Exercise prompt: Starting at the first line of the data, print each line verbatim up to and including the line bearing "const seriesLabelsA = ['Forward", omitting pictures.

════

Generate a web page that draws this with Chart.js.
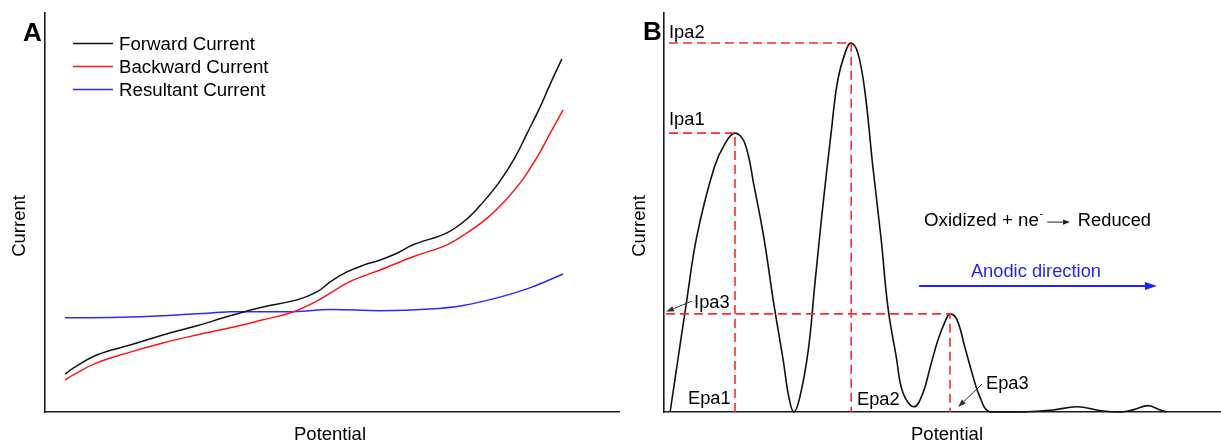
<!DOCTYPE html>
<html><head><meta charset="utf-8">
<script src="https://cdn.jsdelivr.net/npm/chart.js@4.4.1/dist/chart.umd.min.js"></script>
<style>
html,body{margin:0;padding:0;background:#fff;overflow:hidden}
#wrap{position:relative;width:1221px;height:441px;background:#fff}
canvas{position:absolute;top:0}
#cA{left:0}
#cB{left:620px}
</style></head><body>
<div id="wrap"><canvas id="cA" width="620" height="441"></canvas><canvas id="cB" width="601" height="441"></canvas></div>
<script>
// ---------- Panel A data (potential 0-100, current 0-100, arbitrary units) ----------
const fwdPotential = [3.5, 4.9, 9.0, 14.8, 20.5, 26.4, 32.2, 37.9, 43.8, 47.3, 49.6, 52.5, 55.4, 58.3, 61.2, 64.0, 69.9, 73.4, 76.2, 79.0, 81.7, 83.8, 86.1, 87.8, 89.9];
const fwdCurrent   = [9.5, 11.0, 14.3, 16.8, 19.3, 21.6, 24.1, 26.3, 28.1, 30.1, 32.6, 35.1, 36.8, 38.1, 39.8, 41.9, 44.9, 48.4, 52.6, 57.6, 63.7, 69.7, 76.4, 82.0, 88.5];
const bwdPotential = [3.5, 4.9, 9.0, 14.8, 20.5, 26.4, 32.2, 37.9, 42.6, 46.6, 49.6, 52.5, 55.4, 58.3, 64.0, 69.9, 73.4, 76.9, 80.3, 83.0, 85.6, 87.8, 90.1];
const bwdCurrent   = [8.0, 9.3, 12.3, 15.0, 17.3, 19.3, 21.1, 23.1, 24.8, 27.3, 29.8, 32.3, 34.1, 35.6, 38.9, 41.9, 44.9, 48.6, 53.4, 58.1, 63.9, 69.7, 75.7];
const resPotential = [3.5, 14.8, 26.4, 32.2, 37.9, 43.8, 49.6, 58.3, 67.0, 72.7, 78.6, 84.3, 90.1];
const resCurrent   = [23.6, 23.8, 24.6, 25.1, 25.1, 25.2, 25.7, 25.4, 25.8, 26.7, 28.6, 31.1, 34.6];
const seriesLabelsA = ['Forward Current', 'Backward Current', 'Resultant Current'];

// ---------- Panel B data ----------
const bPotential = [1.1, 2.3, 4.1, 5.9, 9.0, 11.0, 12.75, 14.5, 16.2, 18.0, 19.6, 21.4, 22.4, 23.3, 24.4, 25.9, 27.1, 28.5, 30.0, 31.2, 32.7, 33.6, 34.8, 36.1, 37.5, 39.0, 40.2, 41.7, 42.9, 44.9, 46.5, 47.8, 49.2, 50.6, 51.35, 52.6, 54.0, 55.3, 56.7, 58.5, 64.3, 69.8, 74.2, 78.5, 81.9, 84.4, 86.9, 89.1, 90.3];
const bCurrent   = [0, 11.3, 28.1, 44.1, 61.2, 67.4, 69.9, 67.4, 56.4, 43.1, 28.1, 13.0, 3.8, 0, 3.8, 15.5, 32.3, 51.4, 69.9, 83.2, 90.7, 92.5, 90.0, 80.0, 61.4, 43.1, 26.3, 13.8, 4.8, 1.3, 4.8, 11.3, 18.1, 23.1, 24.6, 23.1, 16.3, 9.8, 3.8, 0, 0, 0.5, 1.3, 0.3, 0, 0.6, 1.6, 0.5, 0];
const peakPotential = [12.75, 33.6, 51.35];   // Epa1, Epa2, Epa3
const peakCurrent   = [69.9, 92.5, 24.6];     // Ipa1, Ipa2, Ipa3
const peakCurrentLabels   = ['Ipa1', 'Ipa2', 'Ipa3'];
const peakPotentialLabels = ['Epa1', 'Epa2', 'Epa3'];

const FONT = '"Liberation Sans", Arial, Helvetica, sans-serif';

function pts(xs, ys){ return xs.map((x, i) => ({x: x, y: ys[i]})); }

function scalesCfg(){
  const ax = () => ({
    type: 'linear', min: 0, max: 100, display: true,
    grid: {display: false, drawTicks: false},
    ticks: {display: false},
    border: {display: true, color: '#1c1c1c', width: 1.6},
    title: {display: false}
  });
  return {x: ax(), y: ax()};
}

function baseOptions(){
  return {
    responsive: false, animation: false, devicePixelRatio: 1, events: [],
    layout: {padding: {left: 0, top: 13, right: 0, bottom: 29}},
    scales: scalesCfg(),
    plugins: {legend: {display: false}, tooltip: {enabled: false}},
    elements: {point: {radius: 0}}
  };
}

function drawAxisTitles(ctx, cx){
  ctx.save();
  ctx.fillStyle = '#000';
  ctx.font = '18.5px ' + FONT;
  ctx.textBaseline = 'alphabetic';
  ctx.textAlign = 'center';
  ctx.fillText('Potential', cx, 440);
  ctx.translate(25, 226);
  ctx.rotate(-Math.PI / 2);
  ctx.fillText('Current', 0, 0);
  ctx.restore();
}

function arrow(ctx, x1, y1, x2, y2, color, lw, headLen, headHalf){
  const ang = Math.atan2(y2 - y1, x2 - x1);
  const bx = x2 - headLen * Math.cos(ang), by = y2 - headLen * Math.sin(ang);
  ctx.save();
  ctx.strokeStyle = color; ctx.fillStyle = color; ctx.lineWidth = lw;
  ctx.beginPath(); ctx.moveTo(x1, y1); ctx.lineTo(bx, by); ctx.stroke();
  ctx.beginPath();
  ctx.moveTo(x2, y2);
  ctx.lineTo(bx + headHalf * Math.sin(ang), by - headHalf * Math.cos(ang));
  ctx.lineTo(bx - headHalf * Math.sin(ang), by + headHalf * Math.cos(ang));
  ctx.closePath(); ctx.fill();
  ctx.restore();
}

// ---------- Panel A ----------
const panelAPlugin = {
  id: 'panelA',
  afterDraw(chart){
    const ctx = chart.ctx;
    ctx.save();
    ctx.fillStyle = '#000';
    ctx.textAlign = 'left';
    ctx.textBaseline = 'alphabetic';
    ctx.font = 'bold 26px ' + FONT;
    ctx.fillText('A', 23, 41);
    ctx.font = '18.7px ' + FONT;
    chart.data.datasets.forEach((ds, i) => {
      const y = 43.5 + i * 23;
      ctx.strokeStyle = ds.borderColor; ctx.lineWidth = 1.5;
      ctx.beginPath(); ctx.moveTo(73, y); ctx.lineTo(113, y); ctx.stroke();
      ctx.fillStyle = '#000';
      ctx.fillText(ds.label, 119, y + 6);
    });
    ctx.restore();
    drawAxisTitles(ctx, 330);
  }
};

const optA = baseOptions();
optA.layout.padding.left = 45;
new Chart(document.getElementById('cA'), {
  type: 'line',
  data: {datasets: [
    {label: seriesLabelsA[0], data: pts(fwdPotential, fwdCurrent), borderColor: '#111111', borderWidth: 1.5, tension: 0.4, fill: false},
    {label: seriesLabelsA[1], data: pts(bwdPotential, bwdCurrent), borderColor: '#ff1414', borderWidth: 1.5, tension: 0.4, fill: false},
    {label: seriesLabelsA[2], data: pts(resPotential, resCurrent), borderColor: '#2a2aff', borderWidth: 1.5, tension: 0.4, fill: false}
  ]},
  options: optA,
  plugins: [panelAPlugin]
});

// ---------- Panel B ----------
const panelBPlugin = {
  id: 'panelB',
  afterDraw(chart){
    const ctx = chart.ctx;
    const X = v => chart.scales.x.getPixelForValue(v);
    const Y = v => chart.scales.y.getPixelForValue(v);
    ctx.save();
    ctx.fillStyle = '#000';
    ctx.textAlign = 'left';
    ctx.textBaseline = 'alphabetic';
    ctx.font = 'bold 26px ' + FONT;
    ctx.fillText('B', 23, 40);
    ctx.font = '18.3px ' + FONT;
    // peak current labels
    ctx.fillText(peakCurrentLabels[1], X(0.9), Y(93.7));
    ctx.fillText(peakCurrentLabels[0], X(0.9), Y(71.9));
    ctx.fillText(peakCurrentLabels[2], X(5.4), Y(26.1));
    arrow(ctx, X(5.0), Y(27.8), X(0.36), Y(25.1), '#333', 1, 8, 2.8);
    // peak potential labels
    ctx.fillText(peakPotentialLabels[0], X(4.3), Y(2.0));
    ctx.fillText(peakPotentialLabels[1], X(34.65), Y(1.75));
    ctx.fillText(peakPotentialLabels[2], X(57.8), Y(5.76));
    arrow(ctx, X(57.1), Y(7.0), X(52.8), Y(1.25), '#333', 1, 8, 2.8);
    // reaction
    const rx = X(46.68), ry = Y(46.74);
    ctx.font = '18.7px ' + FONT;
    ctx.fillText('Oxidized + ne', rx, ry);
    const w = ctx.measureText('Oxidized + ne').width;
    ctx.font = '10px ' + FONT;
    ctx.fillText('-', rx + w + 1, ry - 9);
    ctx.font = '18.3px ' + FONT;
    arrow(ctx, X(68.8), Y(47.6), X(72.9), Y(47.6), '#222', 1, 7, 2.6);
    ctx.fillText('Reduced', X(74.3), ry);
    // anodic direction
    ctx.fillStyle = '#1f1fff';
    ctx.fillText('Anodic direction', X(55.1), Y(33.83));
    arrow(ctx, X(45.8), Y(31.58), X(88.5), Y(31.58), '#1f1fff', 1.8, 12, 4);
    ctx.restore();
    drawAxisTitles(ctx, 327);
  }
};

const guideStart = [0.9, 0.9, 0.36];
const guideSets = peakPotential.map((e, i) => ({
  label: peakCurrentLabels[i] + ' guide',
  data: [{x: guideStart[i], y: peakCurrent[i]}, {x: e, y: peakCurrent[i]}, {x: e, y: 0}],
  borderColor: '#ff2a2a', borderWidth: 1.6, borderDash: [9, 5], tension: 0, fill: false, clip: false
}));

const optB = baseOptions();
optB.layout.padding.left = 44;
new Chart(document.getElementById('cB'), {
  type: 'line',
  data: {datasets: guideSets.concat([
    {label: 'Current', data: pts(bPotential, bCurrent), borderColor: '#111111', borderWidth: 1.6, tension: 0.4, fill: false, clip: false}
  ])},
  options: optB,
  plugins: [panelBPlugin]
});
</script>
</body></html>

════

Output of the task:
Generate a web page that draws this with Chart.js.
<!DOCTYPE html>
<html><head><meta charset="utf-8">
<script src="https://cdn.jsdelivr.net/npm/chart.js@4.4.1/dist/chart.umd.min.js"></script>
<style>
html,body{margin:0;padding:0;background:#fff;overflow:hidden}
#wrap{position:relative;width:1221px;height:441px;background:#fff}
canvas{position:absolute;top:0}
#cA{left:0}
#cB{left:620px}
</style></head><body>
<div id="wrap"><canvas id="cA" width="620" height="441"></canvas><canvas id="cB" width="601" height="441"></canvas></div>
<script>
// ---------- Panel A data (potential 0-100, current 0-100, arbitrary units) ----------
const fwdPotential = [3.5, 4.9, 9.0, 14.8, 20.5, 26.4, 32.2, 37.9, 43.8, 47.3, 49.6, 52.5, 55.4, 58.3, 61.2, 64.0, 69.9, 73.4, 76.2, 79.0, 81.7, 83.8, 86.1, 87.8, 89.9];
const fwdCurrent   = [9.5, 11.0, 14.3, 16.8, 19.3, 21.6, 24.1, 26.3, 28.1, 30.1, 32.6, 35.1, 36.8, 38.1, 39.8, 41.9, 44.9, 48.4, 52.6, 57.6, 63.7, 69.7, 76.4, 82.0, 88.5];
const bwdPotential = [3.5, 4.9, 9.0, 14.8, 20.5, 26.4, 32.2, 37.9, 42.6, 46.6, 49.6, 52.5, 55.4, 58.3, 64.0, 69.9, 73.4, 76.9, 80.3, 83.0, 85.6, 87.8, 90.1];
const bwdCurrent   = [8.0, 9.3, 12.3, 15.0, 17.3, 19.3, 21.1, 23.1, 24.8, 27.3, 29.8, 32.3, 34.1, 35.6, 38.9, 41.9, 44.9, 48.6, 53.4, 58.1, 63.9, 69.7, 75.7];
const resPotential = [3.5, 14.8, 26.4, 32.2, 37.9, 43.8, 49.6, 58.3, 67.0, 72.7, 78.6, 84.3, 90.1];
const resCurrent   = [23.6, 23.8, 24.6, 25.1, 25.1, 25.2, 25.7, 25.4, 25.8, 26.7, 28.6, 31.1, 34.6];
const seriesLabelsA = ['Forward Current', 'Backward Current', 'Resultant Current'];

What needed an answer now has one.